■ Instruction: Strip the pictures and reproduce the rest of the listing exactly.

■ Data section:
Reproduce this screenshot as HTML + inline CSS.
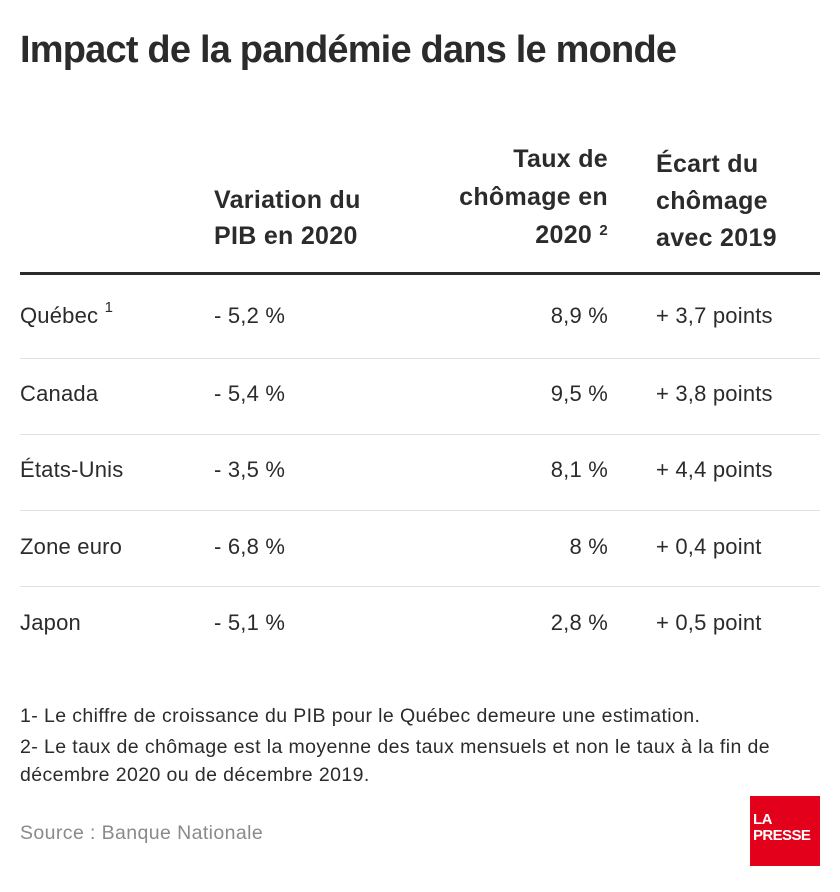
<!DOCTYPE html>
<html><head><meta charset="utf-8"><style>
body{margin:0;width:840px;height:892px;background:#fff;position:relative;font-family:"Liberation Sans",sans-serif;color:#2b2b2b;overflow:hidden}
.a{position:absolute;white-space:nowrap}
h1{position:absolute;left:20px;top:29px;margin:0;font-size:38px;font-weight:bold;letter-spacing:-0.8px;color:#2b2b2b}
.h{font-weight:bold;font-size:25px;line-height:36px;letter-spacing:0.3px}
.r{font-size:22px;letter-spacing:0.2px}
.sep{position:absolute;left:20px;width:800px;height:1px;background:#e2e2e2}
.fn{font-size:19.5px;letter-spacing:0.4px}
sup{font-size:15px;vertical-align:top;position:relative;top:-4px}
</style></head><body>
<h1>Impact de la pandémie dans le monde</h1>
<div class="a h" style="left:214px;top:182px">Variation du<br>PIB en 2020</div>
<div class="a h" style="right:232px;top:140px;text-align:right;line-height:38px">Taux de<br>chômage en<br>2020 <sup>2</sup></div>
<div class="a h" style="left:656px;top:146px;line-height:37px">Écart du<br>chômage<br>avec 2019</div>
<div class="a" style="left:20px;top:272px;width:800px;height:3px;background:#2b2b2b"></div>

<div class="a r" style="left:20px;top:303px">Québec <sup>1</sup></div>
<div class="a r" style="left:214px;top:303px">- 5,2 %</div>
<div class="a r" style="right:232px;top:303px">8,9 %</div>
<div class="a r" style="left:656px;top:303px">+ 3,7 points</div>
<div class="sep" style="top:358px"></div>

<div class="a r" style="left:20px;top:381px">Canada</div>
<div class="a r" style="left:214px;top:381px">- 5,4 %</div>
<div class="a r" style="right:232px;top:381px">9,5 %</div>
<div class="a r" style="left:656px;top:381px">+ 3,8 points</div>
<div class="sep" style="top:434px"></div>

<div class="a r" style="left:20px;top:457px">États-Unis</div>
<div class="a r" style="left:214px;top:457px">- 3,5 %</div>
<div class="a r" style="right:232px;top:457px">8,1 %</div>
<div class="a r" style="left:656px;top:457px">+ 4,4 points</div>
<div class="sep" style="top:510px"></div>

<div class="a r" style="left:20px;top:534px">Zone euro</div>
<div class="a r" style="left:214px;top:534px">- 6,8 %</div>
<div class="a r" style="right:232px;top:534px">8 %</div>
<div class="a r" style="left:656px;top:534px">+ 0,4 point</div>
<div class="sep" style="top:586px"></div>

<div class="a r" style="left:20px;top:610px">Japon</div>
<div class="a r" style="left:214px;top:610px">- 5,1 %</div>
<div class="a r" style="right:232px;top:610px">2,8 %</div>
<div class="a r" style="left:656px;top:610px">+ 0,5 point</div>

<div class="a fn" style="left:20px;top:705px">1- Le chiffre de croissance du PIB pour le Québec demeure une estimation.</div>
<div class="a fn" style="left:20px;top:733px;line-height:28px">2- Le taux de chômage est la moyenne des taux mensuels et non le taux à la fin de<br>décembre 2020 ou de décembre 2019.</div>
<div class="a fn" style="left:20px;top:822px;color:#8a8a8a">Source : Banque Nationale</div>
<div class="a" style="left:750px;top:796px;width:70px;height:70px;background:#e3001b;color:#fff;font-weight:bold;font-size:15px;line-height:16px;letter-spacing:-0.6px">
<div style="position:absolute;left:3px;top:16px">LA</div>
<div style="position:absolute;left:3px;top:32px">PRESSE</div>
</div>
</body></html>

■ Solution:
Reproduce this screenshot as HTML + inline CSS.
<!DOCTYPE html>
<html><head><meta charset="utf-8"><style>
body{margin:0;width:840px;height:892px;background:#fff;position:relative;font-family:"Liberation Sans",sans-serif;color:#2b2b2b;overflow:hidden}
.a{position:absolute;white-space:nowrap}
h1{position:absolute;left:20px;top:29px;margin:0;font-size:38px;font-weight:bold;letter-spacing:-0.8px;color:#2b2b2b}
.h{font-weight:bold;font-size:25px;line-height:36px;letter-spacing:0.3px}
.r{font-size:22px;letter-spacing:0.2px}
.sep{position:absolute;left:20px;width:800px;height:1px;background:#e2e2e2}
.fn{font-size:19.5px;letter-spacing:0.4px}
sup{font-size:15px;vertical-align:top;position:relative;top:-4px}
</style></head><body>
<h1>Impact de la pandémie dans le monde</h1>
<div class="a h" style="left:214px;top:182px">Variation du<br>PIB en 2020</div>
<div class="a h" style="right:232px;top:140px;text-align:right;line-height:38px">Taux de<br>chômage en<br>2020 <sup>2</sup></div>
<div class="a h" style="left:656px;top:146px;line-height:37px">Écart du<br>chômage<br>avec 2019</div>
<div class="a" style="left:20px;top:272px;width:800px;height:3px;background:#2b2b2b"></div>

<div class="a r" style="left:20px;top:303px">Québec <sup>1</sup></div>
<div class="a r" style="left:214px;top:303px">- 5,2 %</div>
<div class="a r" style="right:232px;top:303px">8,9 %</div>
<div class="a r" style="left:656px;top:303px">+ 3,7 points</div>
<div class="sep" style="top:358px"></div>

<div class="a r" style="left:20px;top:381px">Canada</div>
<div class="a r" style="left:214px;top:381px">- 5,4 %</div>
<div class="a r" style="right:232px;top:381px">9,5 %</div>
<div class="a r" style="left:656px;top:381px">+ 3,8 points</div>
<div class="sep" style="top:434px"></div>

<div class="a r" style="left:20px;top:457px">États-Unis</div>
<div class="a r" style="left:214px;top:457px">- 3,5 %</div>
<div class="a r" style="right:232px;top:457px">8,1 %</div>
<div class="a r" style="left:656px;top:457px">+ 4,4 points</div>
<div class="sep" style="top:510px"></div>

<div class="a r" style="left:20px;top:534px">Zone euro</div>
<div class="a r" style="left:214px;top:534px">- 6,8 %</div>
<div class="a r" style="right:232px;top:534px">8 %</div>
<div class="a r" style="left:656px;top:534px">+ 0,4 point</div>
<div class="sep" style="top:586px"></div>

<div class="a r" style="left:20px;top:610px">Japon</div>
<div class="a r" style="left:214px;top:610px">- 5,1 %</div>
<div class="a r" style="right:232px;top:610px">2,8 %</div>
<div class="a r" style="left:656px;top:610px">+ 0,5 point</div>

<div class="a fn" style="left:20px;top:705px">1- Le chiffre de croissance du PIB pour le Québec demeure une estimation.</div>
<div class="a fn" style="left:20px;top:733px;line-height:28px">2- Le taux de chômage est la moyenne des taux mensuels et non le taux à la fin de<br>décembre 2020 ou de décembre 2019.</div>
<div class="a fn" style="left:20px;top:822px;color:#8a8a8a">Source : Banque Nationale</div>
<div class="a" style="left:750px;top:796px;width:70px;height:70px;background:#e3001b;color:#fff;font-weight:bold;font-size:15px;line-height:16px;letter-spacing:-0.6px">
<div style="position:absolute;left:3px;top:16px">LA</div>
<div style="position:absolute;left:3px;top:32px">PRESSE</div>
</div>
</body></html>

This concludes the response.